Answers by anything but Gmail please.
4 Comments
Neuro · 27th September 2012 at 4:32 pm
So thats how search engines work
Google doesnt majicaly work out the “right” answer looks like most of the pages online are -ve over taking exams early.
And ramming a child through education early so they lose a key part of childhood is not a good idea.(Poor Micheal Jacson being an example here)
Ruth Lawrence has said – I will not put my son through the hothouse training used to get me into Oxford when I was only 12. I want my Yehuda to have a childhood, not be forced to be different.

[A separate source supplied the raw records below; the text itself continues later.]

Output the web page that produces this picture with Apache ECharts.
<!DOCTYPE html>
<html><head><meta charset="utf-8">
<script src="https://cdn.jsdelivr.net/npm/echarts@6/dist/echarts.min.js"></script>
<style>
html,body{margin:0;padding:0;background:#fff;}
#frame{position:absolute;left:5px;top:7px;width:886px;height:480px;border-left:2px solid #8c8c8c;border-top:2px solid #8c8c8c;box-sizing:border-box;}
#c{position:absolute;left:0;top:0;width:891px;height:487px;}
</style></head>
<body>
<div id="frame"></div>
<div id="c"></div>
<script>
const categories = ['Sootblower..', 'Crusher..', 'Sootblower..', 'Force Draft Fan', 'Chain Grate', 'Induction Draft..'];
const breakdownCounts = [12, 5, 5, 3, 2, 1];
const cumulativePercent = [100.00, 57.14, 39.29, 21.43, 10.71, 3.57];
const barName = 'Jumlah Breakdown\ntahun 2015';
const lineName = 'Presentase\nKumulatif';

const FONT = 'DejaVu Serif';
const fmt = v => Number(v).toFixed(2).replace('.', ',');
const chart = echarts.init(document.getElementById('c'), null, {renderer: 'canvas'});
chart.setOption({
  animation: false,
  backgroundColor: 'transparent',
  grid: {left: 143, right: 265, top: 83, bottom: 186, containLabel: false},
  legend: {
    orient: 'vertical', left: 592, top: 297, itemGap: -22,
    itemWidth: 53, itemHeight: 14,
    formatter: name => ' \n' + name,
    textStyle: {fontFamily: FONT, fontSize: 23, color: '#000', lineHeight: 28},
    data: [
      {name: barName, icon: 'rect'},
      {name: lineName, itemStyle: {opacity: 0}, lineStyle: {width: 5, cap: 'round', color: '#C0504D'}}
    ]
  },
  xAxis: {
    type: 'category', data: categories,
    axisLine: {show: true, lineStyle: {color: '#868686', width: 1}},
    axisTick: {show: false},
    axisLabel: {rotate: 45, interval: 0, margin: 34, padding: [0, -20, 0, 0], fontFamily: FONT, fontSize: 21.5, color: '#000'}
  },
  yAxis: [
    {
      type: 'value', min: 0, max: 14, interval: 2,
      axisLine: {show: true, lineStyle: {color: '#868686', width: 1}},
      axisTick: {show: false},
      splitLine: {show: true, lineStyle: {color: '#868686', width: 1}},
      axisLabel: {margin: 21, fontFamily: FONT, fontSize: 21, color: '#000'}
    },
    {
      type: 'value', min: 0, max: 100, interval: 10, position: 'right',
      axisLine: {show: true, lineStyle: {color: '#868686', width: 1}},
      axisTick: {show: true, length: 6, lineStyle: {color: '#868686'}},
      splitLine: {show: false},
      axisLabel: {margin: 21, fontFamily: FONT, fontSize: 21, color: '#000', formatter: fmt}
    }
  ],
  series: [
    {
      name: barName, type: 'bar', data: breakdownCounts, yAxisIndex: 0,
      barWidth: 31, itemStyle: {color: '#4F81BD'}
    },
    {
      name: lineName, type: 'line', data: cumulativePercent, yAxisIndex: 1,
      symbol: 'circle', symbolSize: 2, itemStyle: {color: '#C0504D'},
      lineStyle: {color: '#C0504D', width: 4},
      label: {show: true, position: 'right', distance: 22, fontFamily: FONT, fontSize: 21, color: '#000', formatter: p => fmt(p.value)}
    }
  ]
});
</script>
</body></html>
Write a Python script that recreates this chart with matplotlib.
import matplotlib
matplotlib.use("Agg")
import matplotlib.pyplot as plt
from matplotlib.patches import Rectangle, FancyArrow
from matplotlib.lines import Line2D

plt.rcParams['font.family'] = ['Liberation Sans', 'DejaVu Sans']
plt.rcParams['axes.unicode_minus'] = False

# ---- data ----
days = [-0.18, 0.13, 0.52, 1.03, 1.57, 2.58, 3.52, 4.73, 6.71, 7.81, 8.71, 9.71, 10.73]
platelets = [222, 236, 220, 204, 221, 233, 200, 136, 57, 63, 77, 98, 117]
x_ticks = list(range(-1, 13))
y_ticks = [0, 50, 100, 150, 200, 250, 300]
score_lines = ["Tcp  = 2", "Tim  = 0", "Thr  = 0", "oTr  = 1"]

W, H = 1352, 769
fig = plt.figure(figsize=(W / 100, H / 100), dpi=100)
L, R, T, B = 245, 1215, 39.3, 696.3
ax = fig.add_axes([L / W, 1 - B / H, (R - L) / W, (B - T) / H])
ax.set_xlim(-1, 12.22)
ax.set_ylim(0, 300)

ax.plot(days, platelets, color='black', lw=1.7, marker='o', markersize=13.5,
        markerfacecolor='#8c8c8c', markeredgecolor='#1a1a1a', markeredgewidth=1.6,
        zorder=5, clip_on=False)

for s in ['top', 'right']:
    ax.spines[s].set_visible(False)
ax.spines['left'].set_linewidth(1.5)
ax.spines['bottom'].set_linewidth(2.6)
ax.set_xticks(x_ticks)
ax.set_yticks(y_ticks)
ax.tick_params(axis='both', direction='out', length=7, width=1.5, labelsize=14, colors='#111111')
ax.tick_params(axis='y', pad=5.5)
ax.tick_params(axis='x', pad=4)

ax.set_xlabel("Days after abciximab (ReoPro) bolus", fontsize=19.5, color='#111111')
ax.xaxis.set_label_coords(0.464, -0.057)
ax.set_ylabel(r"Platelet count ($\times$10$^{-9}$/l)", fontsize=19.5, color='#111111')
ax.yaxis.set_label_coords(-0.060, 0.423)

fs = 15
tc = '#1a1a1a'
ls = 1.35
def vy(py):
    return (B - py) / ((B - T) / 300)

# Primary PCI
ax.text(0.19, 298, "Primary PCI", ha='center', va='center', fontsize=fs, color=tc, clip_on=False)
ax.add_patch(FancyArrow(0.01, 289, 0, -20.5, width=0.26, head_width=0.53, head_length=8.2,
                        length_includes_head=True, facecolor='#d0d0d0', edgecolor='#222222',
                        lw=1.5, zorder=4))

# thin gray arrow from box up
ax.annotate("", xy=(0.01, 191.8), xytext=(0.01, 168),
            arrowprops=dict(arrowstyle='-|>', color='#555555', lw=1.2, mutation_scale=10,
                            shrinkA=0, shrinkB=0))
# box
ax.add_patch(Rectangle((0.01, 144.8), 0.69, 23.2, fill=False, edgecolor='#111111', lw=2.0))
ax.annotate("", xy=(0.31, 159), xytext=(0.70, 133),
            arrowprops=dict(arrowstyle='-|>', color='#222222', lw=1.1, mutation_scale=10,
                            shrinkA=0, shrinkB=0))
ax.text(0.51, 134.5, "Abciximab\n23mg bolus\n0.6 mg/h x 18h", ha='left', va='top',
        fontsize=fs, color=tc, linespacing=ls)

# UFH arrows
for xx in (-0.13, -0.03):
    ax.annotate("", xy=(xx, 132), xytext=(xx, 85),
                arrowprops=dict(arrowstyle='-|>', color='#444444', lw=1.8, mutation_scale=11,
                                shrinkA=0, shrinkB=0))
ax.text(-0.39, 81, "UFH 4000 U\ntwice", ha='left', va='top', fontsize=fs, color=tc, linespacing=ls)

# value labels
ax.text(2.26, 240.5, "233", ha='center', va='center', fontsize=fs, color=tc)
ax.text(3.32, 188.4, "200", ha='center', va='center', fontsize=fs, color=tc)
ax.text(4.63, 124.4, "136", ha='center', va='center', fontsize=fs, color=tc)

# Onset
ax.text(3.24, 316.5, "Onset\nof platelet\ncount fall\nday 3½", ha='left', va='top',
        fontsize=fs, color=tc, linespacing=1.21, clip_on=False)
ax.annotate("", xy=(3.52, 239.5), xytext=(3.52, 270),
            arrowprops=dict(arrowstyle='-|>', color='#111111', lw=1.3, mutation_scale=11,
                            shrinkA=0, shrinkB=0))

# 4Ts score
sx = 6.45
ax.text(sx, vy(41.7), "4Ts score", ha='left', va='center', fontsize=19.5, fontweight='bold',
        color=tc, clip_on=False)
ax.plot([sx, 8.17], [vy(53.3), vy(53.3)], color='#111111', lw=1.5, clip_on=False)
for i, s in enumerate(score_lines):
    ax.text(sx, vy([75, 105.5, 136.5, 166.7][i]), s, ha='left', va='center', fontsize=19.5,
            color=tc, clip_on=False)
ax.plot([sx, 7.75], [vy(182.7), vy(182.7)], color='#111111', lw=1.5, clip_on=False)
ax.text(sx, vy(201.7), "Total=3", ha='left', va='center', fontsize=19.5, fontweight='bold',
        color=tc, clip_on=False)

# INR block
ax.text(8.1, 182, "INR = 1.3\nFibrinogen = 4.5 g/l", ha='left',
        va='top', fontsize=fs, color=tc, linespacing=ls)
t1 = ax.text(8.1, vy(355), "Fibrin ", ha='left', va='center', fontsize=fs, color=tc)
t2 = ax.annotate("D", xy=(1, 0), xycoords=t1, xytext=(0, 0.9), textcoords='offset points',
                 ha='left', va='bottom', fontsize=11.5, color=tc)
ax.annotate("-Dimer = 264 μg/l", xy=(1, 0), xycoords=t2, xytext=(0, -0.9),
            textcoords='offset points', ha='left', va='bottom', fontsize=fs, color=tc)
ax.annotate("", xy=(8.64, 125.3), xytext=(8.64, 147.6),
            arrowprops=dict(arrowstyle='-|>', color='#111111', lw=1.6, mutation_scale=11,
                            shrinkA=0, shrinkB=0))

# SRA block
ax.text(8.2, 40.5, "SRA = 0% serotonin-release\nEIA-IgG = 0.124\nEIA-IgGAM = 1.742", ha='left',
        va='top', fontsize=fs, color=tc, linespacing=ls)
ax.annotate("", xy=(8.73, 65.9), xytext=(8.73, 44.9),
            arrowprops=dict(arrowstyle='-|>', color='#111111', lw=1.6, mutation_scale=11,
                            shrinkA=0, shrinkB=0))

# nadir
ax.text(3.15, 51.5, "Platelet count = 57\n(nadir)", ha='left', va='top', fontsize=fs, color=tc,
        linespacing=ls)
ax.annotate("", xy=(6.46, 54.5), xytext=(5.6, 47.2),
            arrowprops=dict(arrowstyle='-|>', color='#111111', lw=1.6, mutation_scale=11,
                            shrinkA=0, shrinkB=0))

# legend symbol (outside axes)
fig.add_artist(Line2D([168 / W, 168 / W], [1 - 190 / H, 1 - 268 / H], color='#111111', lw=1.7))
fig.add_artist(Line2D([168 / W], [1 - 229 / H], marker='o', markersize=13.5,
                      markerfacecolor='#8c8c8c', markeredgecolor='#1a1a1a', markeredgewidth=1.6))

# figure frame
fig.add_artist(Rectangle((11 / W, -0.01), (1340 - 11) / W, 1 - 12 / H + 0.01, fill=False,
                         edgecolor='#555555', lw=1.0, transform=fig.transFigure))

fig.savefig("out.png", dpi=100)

And I think Googles more interested in your GPA and if you went to Stanford or not.
Rgds N
Ali · 18th October 2012 at 12:44 am
Funny you should write this – I actually did get put off by this and am now wondering why the negativity behind trying to give your child a head start.
Anna Mawrick · 23rd March 2013 at 10:06 am
ya sometime google really provide some weird result.
neo · 15th April 2014 at 9:36 pm
this is an example of Google as another Social Programming tool used to shape the opinions of the masses.